## To do
Look through the data below and return each line where "diagram" appears.

## Available data
________________________________________
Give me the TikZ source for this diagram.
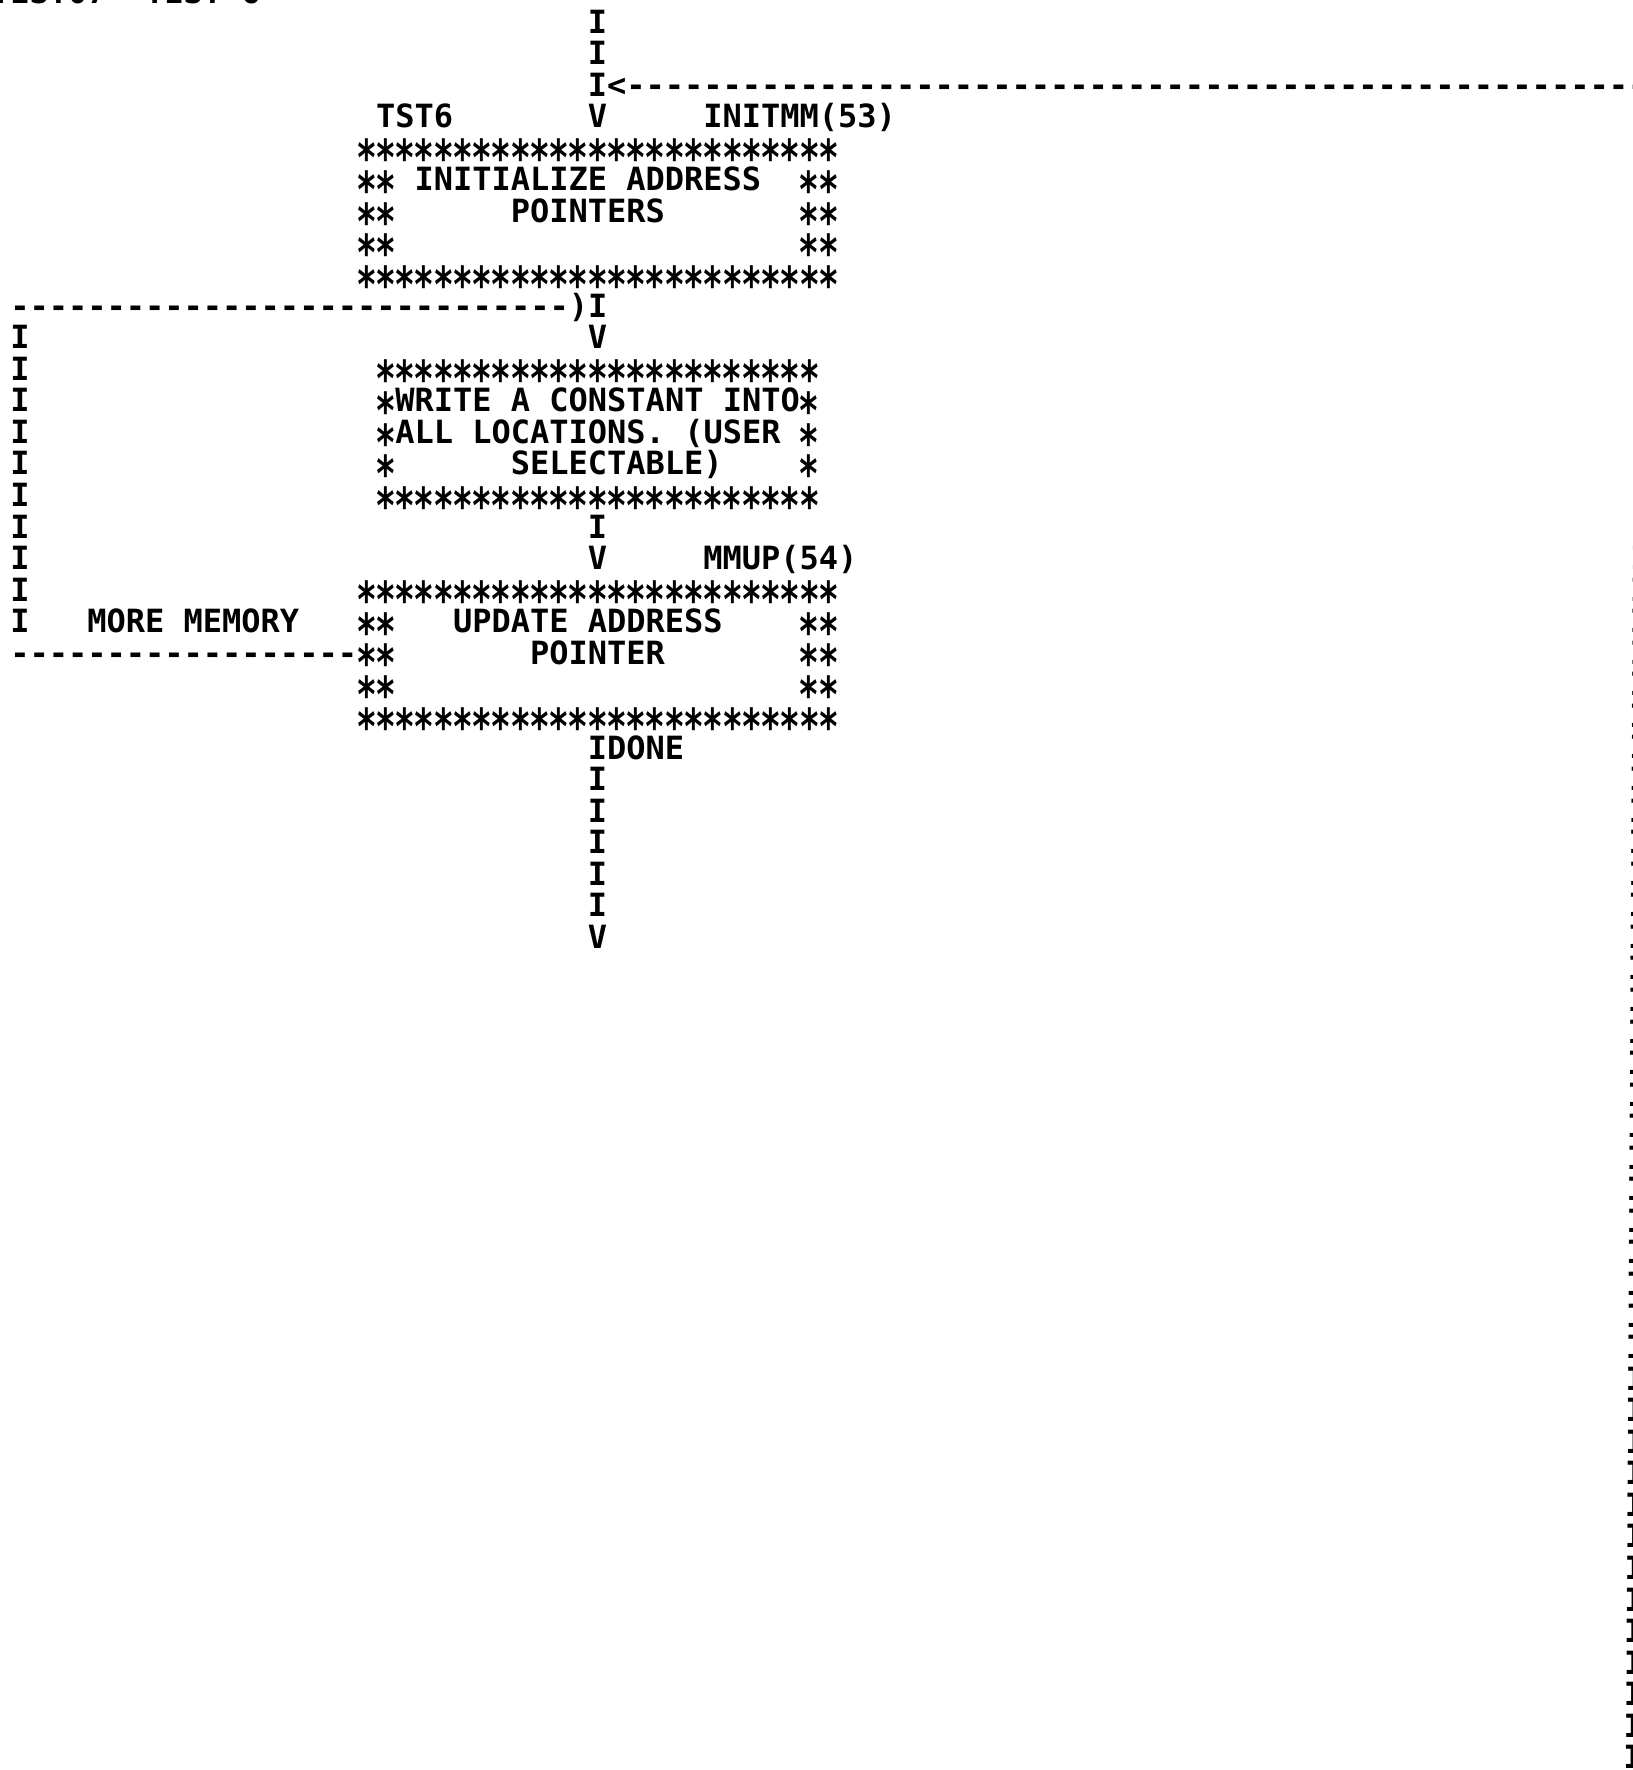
\documentclass[tikz,border=0pt]{standalone}
\usepackage{fontspec}
\usepackage{tikz}
\newfontfamily\plotfont{DejaVu Sans Mono}

% one asterisk of the plotter, one character cell wide
\newcommand{\sk}{\makebox[0.602em]{\smash{\raisebox{-0.52em}{\scalebox{1.08}[1.55]{*}}}}}
\newcommand{\skrow}[1]{\foreach \n in {1,...,#1}{\sk}}

\begin{document}
\begin{tikzpicture}[x=0.5pt,y=0.5pt,yscale=-1,xscale=1,
  ch/.style={anchor=base west,inner sep=0pt,font=\plotfont\fontsize{16pt}{16pt}\selectfont\bfseries\frenchspacing}]
%set diagram left start at 0, and has height of 1770
\useasboundingbox (0,0) rectangle (1632,1770);

%Text Node: page head
\node[ch] (head) at (-9.4,4) {TEST07};
\node[ch] (headb) at (144.6,4) {TEST 6};

%Text Node: entry
\node[ch] (in0) at (587.4,33.1) {I};
\node[ch] (in1) at (587.4,64.7) {I};
\node[ch] (back) at (587.4,96.2) {I<-----------------------------------------------------};
\node[ch] (tst6) at (375.6,127.8) {TST6};
\node[ch] (v0) at (587.4,127.8) {V};
\node[ch] (initmm) at (702.9,127.8) {INITMM(53)};

%Shape: INITIALIZE box
\node[ch] (initT) at (356.4,159.3) {\skrow{25}};
\node[ch] (initL1) at (356.4,190.9) {\sk\sk};
\node[ch] (initA) at (414.1,190.9) {INITIALIZE ADDRESS};
\node[ch] (initR1) at (799.1,190.9) {\sk\sk};
\node[ch] (initL2) at (356.4,222.5) {\sk\sk};
\node[ch] (initB) at (510.4,222.5) {POINTERS};
\node[ch] (initR2) at (799.1,222.5) {\sk\sk};
\node[ch] (initL3) at (356.4,254.0) {\sk\sk};
\node[ch] (initR3) at (799.1,254.0) {\sk\sk};
\node[ch] (initD) at (356.4,285.6) {\skrow{25}};

%Straight Lines: loop return
\node[ch] (loopin) at (9.9,317.1) {-----------------------------)I};
\node[ch] (v1) at (587.4,348.7) {V};
\foreach \r in {10,...,19}
  \node[ch] (loop\r) at (9.9,{33.1+31.56*\r}) {I};

%Shape: WRITE box
\node[ch] (wrT) at (375.6,380.3) {\skrow{23}};
\node[ch] (wrL1) at (375.6,411.8) {\sk};
\node[ch] (wrA) at (394.9,411.8) {WRITE A CONSTANT INTO};
\node[ch] (wrR1) at (799.1,411.8) {\sk};
\node[ch] (wrL2) at (375.6,443.4) {\sk};
\node[ch] (wrB) at (394.9,443.4) {ALL LOCATIONS. (USER};
\node[ch] (wrR2) at (799.1,443.4) {\sk};
\node[ch] (wrL3) at (375.6,474.9) {\sk};
\node[ch] (wrC) at (510.4,474.9) {SELECTABLE)};
\node[ch] (wrR3) at (799.1,474.9) {\sk};
\node[ch] (wrD) at (375.6,506.5) {\skrow{23}};

\node[ch] (in2) at (587.4,538.1) {I};
\node[ch] (v2) at (587.4,569.6) {V};
\node[ch] (mmup) at (702.9,569.6) {MMUP(54)};

%Shape: UPDATE box
\node[ch] (upT) at (356.4,601.2) {\skrow{25}};
\node[ch] (more) at (86.9,632.7) {MORE MEMORY};
\node[ch] (upL1) at (356.4,632.7) {\sk\sk};
\node[ch] (upA) at (452.6,632.7) {UPDATE ADDRESS};
\node[ch] (upR1) at (799.1,632.7) {\sk\sk};
\node[ch] (loopout) at (9.9,664.3) {------------------};
\node[ch] (upL2) at (356.4,664.3) {\sk\sk};
\node[ch] (upB) at (529.6,664.3) {POINTER};
\node[ch] (upR2) at (799.1,664.3) {\sk\sk};
\node[ch] (upL3) at (356.4,695.9) {\sk\sk};
\node[ch] (upR3) at (799.1,695.9) {\sk\sk};
\node[ch] (upD) at (356.4,727.4) {\skrow{25}};

%Straight Lines: exit
\node[ch] (idone) at (587.4,759.0) {IDONE};
\foreach \r in {24,...,28}
  \node[ch] (out\r) at (587.4,{33.1+31.56*\r}) {I};
\node[ch] (v3) at (587.4,948.3) {V};

%Straight Lines: return column at the right margin
\foreach \r in {3,...,55}
  \node[ch,anchor=base] (ret\r) at ({1643-0.18*\r},{33.1+31.56*\r}) {I};

\end{tikzpicture}
\end{document}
________________________________________
## Expected answer
Give me the TikZ source for this diagram.
%set diagram left start at 0, and has height of 1770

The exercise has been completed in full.